This is a guest post by Fredrick Cameron and Parking Games 365!
Being a hardcore gamer is not an easy “job” – you have to invest large amounts of money into cutting-edge hardware, and just when you think you have the best gaming rig, something better pops up. As if that’s not enough, you might find yourself in the situation of having to use multiple operating systems, which will lead you to one crucial question: what’s the best approach for getting everything working just right? When it comes to using multiple operating systems and gaming on a single machine, is dual-booting the better choice, or will virtual machines get the job done just as good?

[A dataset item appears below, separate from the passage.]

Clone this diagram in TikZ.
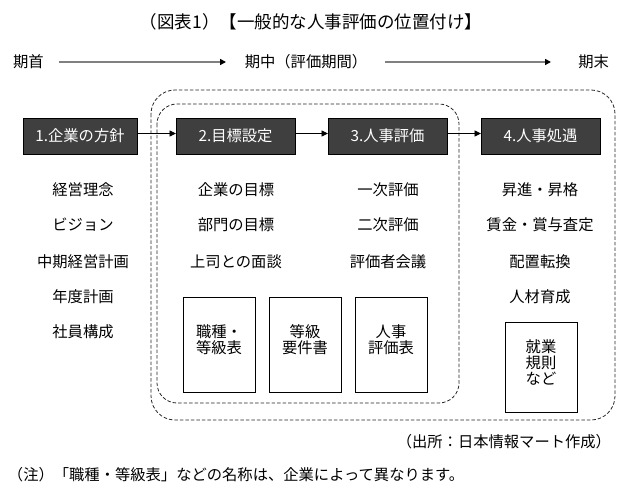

Convenience vs. Performance
Dual-boot and virtualization are both use for the same final purpose: being able to run multiple operating systems on a single machine. However, each approach works differently, and thus they’re not both appropriate for all tasks.
Virtual machines are exactly what their name suggests – virtual computers that run inside your own real computer. The main advantage of virtual machines is that they run inside the main operating system, and as long as your hardware can keep up the pace, you can have multiple virtual machines running simultaneously, each machine being able to run a different operating system. By running inside the operating system, virtual machines are easy to manage, configure and deploy, thus being very convenient if you need to quickly switch between operating systems, as you don’t have to restart your PC and wait for everything to load over and over again.

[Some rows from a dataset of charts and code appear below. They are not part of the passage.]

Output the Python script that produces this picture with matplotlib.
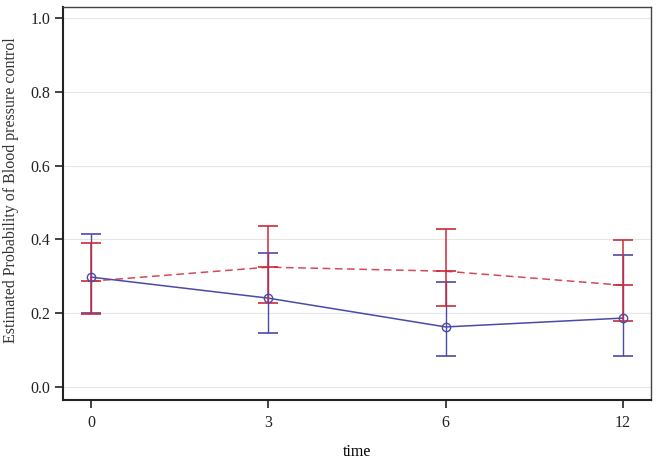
import matplotlib
matplotlib.use("Agg")
import matplotlib.pyplot as plt
import numpy as np

plt.rcParams['font.family'] = ['Liberation Serif', 'DejaVu Serif']

time_labels = ["0", "3", "6", "12"]
blue_est = [0.298, 0.241, 0.163, 0.187]
blue_lo = [0.200, 0.146, 0.084, 0.084]
blue_hi = [0.415, 0.363, 0.285, 0.358]
red_est = [0.287, 0.325, 0.314, 0.276]
red_lo = [0.198, 0.228, 0.220, 0.179]
red_hi = [0.390, 0.436, 0.428, 0.398]

blue = "#4a4aa8"
red = "#cc2a3a"

fig = plt.figure(figsize=(6.56, 4.63), dpi=100)
ax = fig.add_axes([63/656, 63/463, 588/656, 393/463])

x = np.arange(len(time_labels))

for yv in [0.0, 0.2, 0.4, 0.6, 0.8, 1.0]:
    ax.axhline(yv, color="#e6e6e6", lw=0.8, zorder=0)

# red
ax.plot(x, red_est, color=red, ls=(0, (5, 3)), lw=1.1, alpha=0.85, zorder=2)
ax.errorbar(x, red_est, yerr=[np.array(red_est) - np.array(red_lo), np.array(red_hi) - np.array(red_est)],
            fmt='none', ecolor=red, elinewidth=1.1, capsize=7, capthick=1.2, zorder=3)
ax.plot(x, red_est, ls='none', marker='_', ms=14, mew=1.2, color=red, zorder=3)

# blue
ax.plot(x, blue_est, color=blue, lw=1.1, zorder=2)
ax.errorbar(x, blue_est, yerr=[np.array(blue_est) - np.array(blue_lo), np.array(blue_hi) - np.array(blue_est)],
            fmt='none', ecolor=blue, elinewidth=1.0, capsize=7, capthick=1.2, zorder=2.5)
ax.plot(x, blue_est, ls='none', marker='o', ms=6, mfc='none', mec=blue, mew=1.0, zorder=4)

ax.set_xlim(-0.158, 3.158)
ax.set_ylim(-0.035, 1.03)
ax.set_xticks(x)
ax.set_xticklabels(time_labels)
ax.set_yticks([0.0, 0.2, 0.4, 0.6, 0.8, 1.0])
ax.set_yticklabels(["0.0", "0.2", "0.4", "0.6", "0.8", "1.0"])

for s in ['left', 'bottom']:
    ax.spines[s].set_linewidth(1.5)
    ax.spines[s].set_color("#222222")
for s in ['top', 'right']:
    ax.spines[s].set_linewidth(1.0)
    ax.spines[s].set_color("#444444")

ax.tick_params(axis='both', direction='out', length=6, width=1.2, colors="#222222",
               labelsize=11.5, pad=5)
ax.tick_params(axis='y', pad=3)

ax.set_xlabel("time", fontsize=11.5)
ax.xaxis.set_label_coords(0.5, -0.112)
ax.set_ylabel("Estimated Probability of Blood pressure control", fontsize=11.5, color="#333333")
ax.yaxis.set_label_coords(-0.074, 0.535)

fig.savefig("out.png", dpi=100)
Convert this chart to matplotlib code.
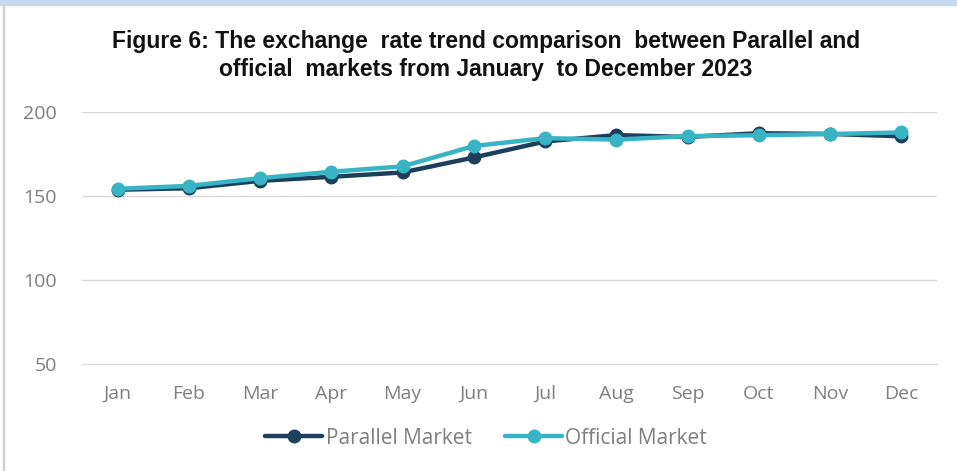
import matplotlib
matplotlib.use("Agg")
import matplotlib.pyplot as plt
from matplotlib.patches import Rectangle

months = ["Jan", "Feb", "Mar", "Apr", "May", "Jun", "Jul", "Aug", "Sep", "Oct", "Nov", "Dec"]
parallel = [153.6, 154.5, 158.9, 161.3, 163.9, 172.8, 182.3, 186.1, 185.0, 187.2, 186.8, 185.4]
official = [154.2, 155.9, 160.5, 164.3, 167.5, 179.6, 184.3, 183.4, 185.5, 186.0, 186.7, 187.7]
yticks = [50, 100, 150, 200]

title = ("Figure 6: The exchange  rate trend comparison  between Parallel and\n"
         "official  markets from January  to December 2023")

sans = ["Open Sans", "DejaVu Sans"]

fig = plt.figure(figsize=(9.57, 4.71), dpi=100)
fig.patches.append(Rectangle((0, 0.99), 1, 0.01, transform=fig.transFigure,
                             color="#c5d9ef", zorder=0))
fig.patches.append(Rectangle((0.003, 0), 0.0015, 0.99, transform=fig.transFigure,
                             color="#d0d0d0", zorder=0))

ax = fig.add_axes([0.0857, 0.2272, 0.8933, 0.5356])
x = range(len(months))
ax.plot(x, parallel, color="#1d3f5e", lw=3.2, marker="o", ms=9, label="Parallel Market",
        solid_capstyle="round", zorder=3)
ax.plot(x, official, color="#38b4c5", lw=3.2, marker="o", ms=9, label="Official Market",
        solid_capstyle="round", zorder=4)

ax.set_xlim(-0.5, len(months) - 0.5)
ax.set_ylim(50, 200)
ax.set_yticks(yticks)
ax.set_xticks(list(x))
ax.set_xticklabels(months)
ax.grid(axis="y", color="#d9d9d9", lw=1)
ax.set_axisbelow(True)
for s in ["top", "right", "left"]:
    ax.spines[s].set_visible(False)
ax.spines["bottom"].set_color("#d9d9d9")
ax.tick_params(length=0, labelcolor="#7f7f7f")
ax.tick_params(axis="x", pad=15)
ax.tick_params(axis="y", pad=18)
for lab in ax.get_xticklabels() + ax.get_yticklabels():
    lab.set_family(sans)
    lab.set_fontsize(14)

fig.text(0.508, 0.882, title, ha="center", va="center", fontsize=16.5, fontweight="bold",
         family=["Liberation Sans", "DejaVu Sans"], linespacing=1.3, color="#111111")

leg = fig.legend(loc="center", bbox_to_anchor=(0.508, 0.07), ncol=2, frameon=False,
                 handlelength=2.75, handletextpad=0.15, columnspacing=1.6,
                 prop={"family": sans, "size": 15})
for t in leg.get_texts():
    t.set_color("#7f7f7f")

fig.savefig("out.png", dpi=100)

Dual-booting implies installing two operating systems on a PC. Unlike the case of running virtual machines, in a dual-boot system you have to restart the PC every time you want to switch between operating systems. Installing the two operating systems also requires considerably more work and configuration. So far all these aspects seem to indicate that dual-boot is far less convenient than running virtual machines, so you might expect there’s a catch, and there is: dual-booting means that each system gets exclusive access to the hardware in your PC. In other usage scenarios, this might not mean much, but when it comes to gaming, it’s a complete game-changer. Literally.
Virtual machines get limited access to hardware, as they run as “guests” inside the main operating system. For example, if you’re running a PC with a dual-core processor and 4GB of RAM, one core of the processor and 2GB of RAM might be used by the host operating system, leaving the guest operating system with just one core and the other 2GB of RAM. This basically cuts down the performance of both the host and the guest operating systems to 50%. When you’re running a powerful gaming machine, with quad-core, hexa-core or even octa-core processors and tons of RAM, having the host operating system consume a chunk of those resources might not seem like such a big deal, but gamers tend to hold on to every bit of computing power, as recent games are power-hungry.

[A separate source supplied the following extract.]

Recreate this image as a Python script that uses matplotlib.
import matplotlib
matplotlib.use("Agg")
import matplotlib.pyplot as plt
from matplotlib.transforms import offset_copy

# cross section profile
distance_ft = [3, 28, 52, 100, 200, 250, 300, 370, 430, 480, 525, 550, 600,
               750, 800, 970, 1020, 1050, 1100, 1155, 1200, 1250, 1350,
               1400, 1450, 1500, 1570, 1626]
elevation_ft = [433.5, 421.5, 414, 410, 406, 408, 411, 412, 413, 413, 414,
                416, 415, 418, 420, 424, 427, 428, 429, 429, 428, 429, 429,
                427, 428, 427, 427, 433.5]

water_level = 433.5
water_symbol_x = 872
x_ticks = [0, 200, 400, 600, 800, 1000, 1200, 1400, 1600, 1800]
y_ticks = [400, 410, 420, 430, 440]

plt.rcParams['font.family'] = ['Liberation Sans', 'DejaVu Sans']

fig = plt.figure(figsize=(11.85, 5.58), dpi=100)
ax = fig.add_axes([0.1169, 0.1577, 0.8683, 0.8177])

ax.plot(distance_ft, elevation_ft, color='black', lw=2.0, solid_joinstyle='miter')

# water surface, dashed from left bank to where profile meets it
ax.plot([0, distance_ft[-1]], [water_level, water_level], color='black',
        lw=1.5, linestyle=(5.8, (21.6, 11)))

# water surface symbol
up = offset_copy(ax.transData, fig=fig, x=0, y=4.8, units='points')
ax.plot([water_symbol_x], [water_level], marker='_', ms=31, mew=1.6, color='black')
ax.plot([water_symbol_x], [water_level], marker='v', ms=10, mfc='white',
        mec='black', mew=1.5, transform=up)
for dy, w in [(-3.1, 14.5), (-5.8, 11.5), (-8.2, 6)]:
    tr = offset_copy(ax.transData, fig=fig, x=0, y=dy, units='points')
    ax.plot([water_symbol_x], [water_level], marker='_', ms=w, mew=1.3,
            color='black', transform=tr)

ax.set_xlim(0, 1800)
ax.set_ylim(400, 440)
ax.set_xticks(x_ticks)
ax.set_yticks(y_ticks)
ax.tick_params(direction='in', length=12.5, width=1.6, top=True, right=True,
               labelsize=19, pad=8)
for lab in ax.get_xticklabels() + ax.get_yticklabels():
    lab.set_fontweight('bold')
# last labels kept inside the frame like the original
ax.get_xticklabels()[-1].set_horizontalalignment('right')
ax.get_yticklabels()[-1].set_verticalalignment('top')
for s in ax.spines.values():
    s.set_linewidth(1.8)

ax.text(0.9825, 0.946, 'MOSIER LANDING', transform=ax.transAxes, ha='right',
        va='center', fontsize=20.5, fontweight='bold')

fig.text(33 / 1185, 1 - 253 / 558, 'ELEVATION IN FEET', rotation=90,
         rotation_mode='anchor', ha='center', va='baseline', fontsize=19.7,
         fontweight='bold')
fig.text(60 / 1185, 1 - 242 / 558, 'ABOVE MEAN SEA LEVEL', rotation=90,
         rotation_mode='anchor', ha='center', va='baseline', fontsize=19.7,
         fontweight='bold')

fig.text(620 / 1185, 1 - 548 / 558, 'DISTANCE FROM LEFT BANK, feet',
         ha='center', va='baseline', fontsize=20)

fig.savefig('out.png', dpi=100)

However, the key factor that prevent virtual machines from being adequate solutions is the fact that they can’t access and use the hardware as efficiently as a separate operating system does. Ironically, the main component that can’t be fully taken advantage of via a virtual machine is the graphics card, which also happens to be the most important component when it comes to gaming. There is a VGA pass-through procedure that should allow you to give the virtual machine direct access to the video card, but setting it up is a lengthy and complicated process.
Dual-boot may seem a bit inconvenient at first, requiring you to install and configure two separate operating systems, and have to go through “the pain” of a system reboot every time you want to switch, but it’s still far better than having to go through the pain of seeing your games shutter or lag.